Os interrogatórios e inquirições policiais e judiciais deviam ser gravados em vídeo para análise posterior, contribuindo para o esclarecimento da importância daquilo que não se diz, e que se revela, quase sempre, a parte essencial probatória. É preciso ver com "olhos científicos". 

Se o soubermos avaliar, o rosto não mente?
A face nunca mente, mesmo quando alguém pretende fazer passar uma verdade quando tal não é. A face não consegue exibir, ao mesmo tempo, duas emoções básicas. Temos marcadores científicos para avaliar e verificar as denominadas incongruências emocionais e, daí, distinguir quando a face nos diz que a pessoa não está a sentir o que, de facto, quer mostrar e dar a entender que sente.

Quais os mecanismos faciais/expressivos por trás de uma mentira? É mais relevante a atenção à voz, a um sorriso fora do contexto, por exemplo, ao olhar?...

Há vários sinais e vestígios. Eu descrevo todo o complexo processo no meu livro "The Face of Lies" (edição inglesa). Os mais avaliados passam pelos movimentos faciais, principalmente ao nível das microexpressões. O cérebro não permite duas emoções em simultâneo na face. É sequencial. Quando há duas emoções em milésimos de segundo, detetam-se incongruências emocionais, que revelam a mentira.
O cérebro quer dizer a verdade e ao mesmo tempo quer mentir  É possível verificar que alguns músculos se contraem em situação de incongruência, o sorriso falso, e a entoação e o timbre da voz, e o olhar. Porém, é imperativa a aplicação do Facial Action Coding System (FACS, criado pelo meu amigo Paul Ekman em 1978, e que foi objeto de uma ligeira revisão em 2002), um instrumento científico, utilizado pela comunidade científica, em todo o mundo, para avaliação dos movimentos faciais através da observação de 44 unidades de ação muscular.

Nesta matéria há especificidades culturais, ou as conclusões obtidas são universais?

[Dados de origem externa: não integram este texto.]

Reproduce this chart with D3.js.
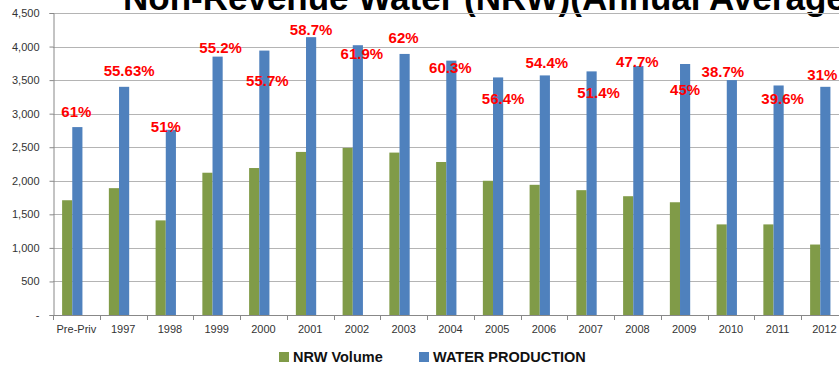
<!DOCTYPE html>
<html>
<head>
<meta charset="utf-8">
<script src="https://cdn.jsdelivr.net/npm/d3@7"></script>
<style>
  html, body { margin: 0; padding: 0; background: #fff; overflow: hidden; }
  svg { display: block; font-family: "Liberation Sans", Arial, sans-serif; }
</style>
</head>
<body>
<svg id="chart" width="839" height="365"></svg>
<script>
// Categories and series (million litres per day, annual average)
const categories = ["Pre-Priv", "1997", "1998", "1999", "2000", "2001", "2002", "2003", "2004",
                    "2005", "2006", "2007", "2008", "2009", "2010", "2011", "2012"];
const nrwVolume = [1710, 1890, 1410, 2120, 2190, 2430, 2490, 2420, 2280,
                   2000, 1940, 1860, 1770, 1680, 1350, 1350, 1050];
const waterProduction = [2800, 3400, 2760, 3850, 3940, 4140, 4020, 3890, 3790,
                         3540, 3570, 3630, 3710, 3740, 3500, 3420, 3400];
const nrwPercent = ["61%", "55.63%", "51%", "55.2%", "55.7%", "58.7%", "61.9%", "62%", "60.3%",
                    "56.4%", "54.4%", "51.4%", "47.7%", "45%", "38.7%", "39.6%", "31%"];
const yTicks = [0, 500, 1000, 1500, 2000, 2500, 3000, 3500, 4000, 4500];
const seriesNames = ["NRW Volume", "WATER PRODUCTION"];

// Placement of the percentage labels: level on the value axis and horizontal nudge (px)
const labelLevel = [2950, 3560, 2730, 3905, 3410, 4170, 3815, 4055, 3605,
                    3145, 3680, 3235, 3695, 3280, 3545, 3145, 3500];
const labelNudge = [0, 6, -4, 4, 4, 1, 5, 0, 0, 6, 3, 8, 0, 1, -8, 5, -2];

const colors = { nrw: "#809b48", prod: "#4f81bd" };

const svg = d3.select("#chart");
const plotLeft = 53, plotTop = 13, plotBottom = 315;
const step = 46.75;

const x = d3.scaleBand().domain(categories).range([plotLeft, plotLeft + step * categories.length]).padding(0);
// three slots per category: NRW, production, and an empty slot
const x1 = d3.scaleBand().domain(["nrw", "prod", "gap"]).range([0, x.bandwidth()])
  .paddingInner(0).paddingOuter(0.8).align(0.56);
const y = d3.scaleLinear().domain([0, 4500]).range([plotBottom, plotTop]);

// Title (runs past the right edge)
svg.append("text")
  .attr("x", 123).attr("y", 10)
  .attr("font-size", 35).attr("font-weight", "bold").attr("fill", "#000")
  .text("Non-Revenue Water (NRW)(Annual Average)");

// Gridlines
svg.append("g").selectAll("line").data(yTicks.filter(d => d > 0)).join("line")
  .attr("x1", plotLeft).attr("x2", 839)
  .attr("y1", d => Math.round(y(d)) + 0.5).attr("y2", d => Math.round(y(d)) + 0.5)
  .attr("stroke", "#b4b4b4").attr("stroke-width", 1);

// Y axis
const yAxis = d3.axisLeft(y).tickValues(yTicks).tickSize(4).tickPadding(10)
  .tickFormat(d => d === 0 ? "-" : d3.format(",")(d));
const gy = svg.append("g").attr("transform", `translate(${plotLeft + 0.5},0)`).call(yAxis);
gy.select(".domain").attr("stroke", "#888");
gy.selectAll(".tick line").attr("stroke", "#888");
gy.selectAll(".tick text").attr("font-size", 11).attr("fill", "#333")
  .attr("font-family", "'Liberation Sans', Arial, sans-serif");

// Bars
const groups = svg.append("g").selectAll("g").data(categories).join("g")
  .attr("transform", d => `translate(${x(d)},0)`);
groups.append("rect")
  .attr("x", x1("nrw")).attr("width", x1.bandwidth())
  .attr("y", (d, i) => y(nrwVolume[i])).attr("height", (d, i) => y(0) - y(nrwVolume[i]))
  .attr("fill", colors.nrw);
groups.append("rect")
  .attr("x", x1("prod")).attr("width", x1.bandwidth())
  .attr("y", (d, i) => y(waterProduction[i])).attr("height", (d, i) => y(0) - y(waterProduction[i]))
  .attr("fill", colors.prod);

// X axis with category separators
const xAxis = d3.axisBottom(x).tickSize(0).tickPadding(10);
const gx = svg.append("g").attr("transform", `translate(0,${plotBottom + 0.5})`).call(xAxis);
gx.select(".domain").remove();
gx.selectAll(".tick text").attr("font-size", 11).attr("fill", "#333")
  .attr("font-family", "'Liberation Sans', Arial, sans-serif");
svg.append("line").attr("x1", plotLeft).attr("x2", 839)
  .attr("y1", plotBottom + 0.5).attr("y2", plotBottom + 0.5).attr("stroke", "#888");
svg.append("g").selectAll("line").data(categories).join("line")
  .attr("x1", d => Math.round(x(d)) + 0.5).attr("x2", d => Math.round(x(d)) + 0.5)
  .attr("y1", plotBottom).attr("y2", plotBottom + 5).attr("stroke", "#888");

// Percentage labels
svg.append("g").selectAll("text").data(categories).join("text")
  .attr("x", (d, i) => x(d) + x.bandwidth() / 2 + labelNudge[i])
  .attr("y", (d, i) => y(labelLevel[i]))
  .attr("text-anchor", "middle")
  .attr("font-size", 15).attr("font-weight", "bold").attr("fill", "#ff0000")
  .text((d, i) => nrwPercent[i]);

// Legend
const legend = svg.append("g").attr("transform", "translate(279,352)");
const legendItems = [
  { name: seriesNames[0], color: colors.nrw, dx: 0 },
  { name: seriesNames[1], color: colors.prod, dx: 140 }
];
const li = legend.selectAll("g").data(legendItems).join("g")
  .attr("transform", d => `translate(${d.dx},0)`);
li.append("rect").attr("width", 10).attr("height", 10).attr("fill", d => d.color);
li.append("text").attr("x", 14).attr("y", 10)
  .attr("font-size", 14.5).attr("font-weight", "bold").attr("fill", "#111")
  .text(d => d.name);
</script>
</body>
</html>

As emoções básicas são universais. Existem regras de exibição em função de determinada cultura que vão moldar o aparecimento da expressão. A emoção é a mesma, o que muda é apenas a forma da exibição tendo em conta a variável moderadora cultura.
As outras variáveis moderadoras da expressão facial da emoção são o género (mulher/homem, a mulher sorri mais do que o homem) e a idade (por exemplo, sorrimos mais na idade reprodutiva e sorriamos menos na idade da senescência).

É irresistível falar de alguns casos mediáticos, pela tentação de perceber o que vê um especialista nos rostos de algumas pessoas envolvidas nesses casos, como, inevitavelmente, o de Maddie McCann ou outros que lhe ocorram. Quer comentar?

Estou seguro que a utilização dos métodos e técnicas de análise da expressão facial da emoção contribuiria, decisivamente, para o esclarecimento de muitos casos. Por exemplo, há mais de um ano, disse num programa de televisão que a pessoa que se diz ser o "Estripador de Lisboa" estava a mentir. E um tribunal superior veio, um ano depois, dar-me razão.
E há outros casos, muitos casos, e dos quais falei publicamente, nos quais a aplicação dos marcadores científicos da avaliação da expressão facial da emoção, como funciona com o ADN, os resolveria. Estamos a falar de um método e de uma técnica validados cientificamente há dezenas de anos, e através de milhares de estudos.

De onde lhe vem o fascínio por esta área?

Do sorriso de uma mulher, a minha, há cerca de 28 anos. Foi pelo sorriso, esse fenómeno que, a par da amamentação, é um dos principais reguladores do psiquismo humano, que eu comecei a viagem fascinante e pioneira pela cartografia da face humana. Eu costumo dizer que a face, a parte do corpo que mais mostramos durante a vida, é o grande atlas da emoção humana.
A face diz tudo, e por vezes grita muito para que lhe prestem atenção e vejam que o que lá está é o palco da vida onde o cérebro se exibe e representa.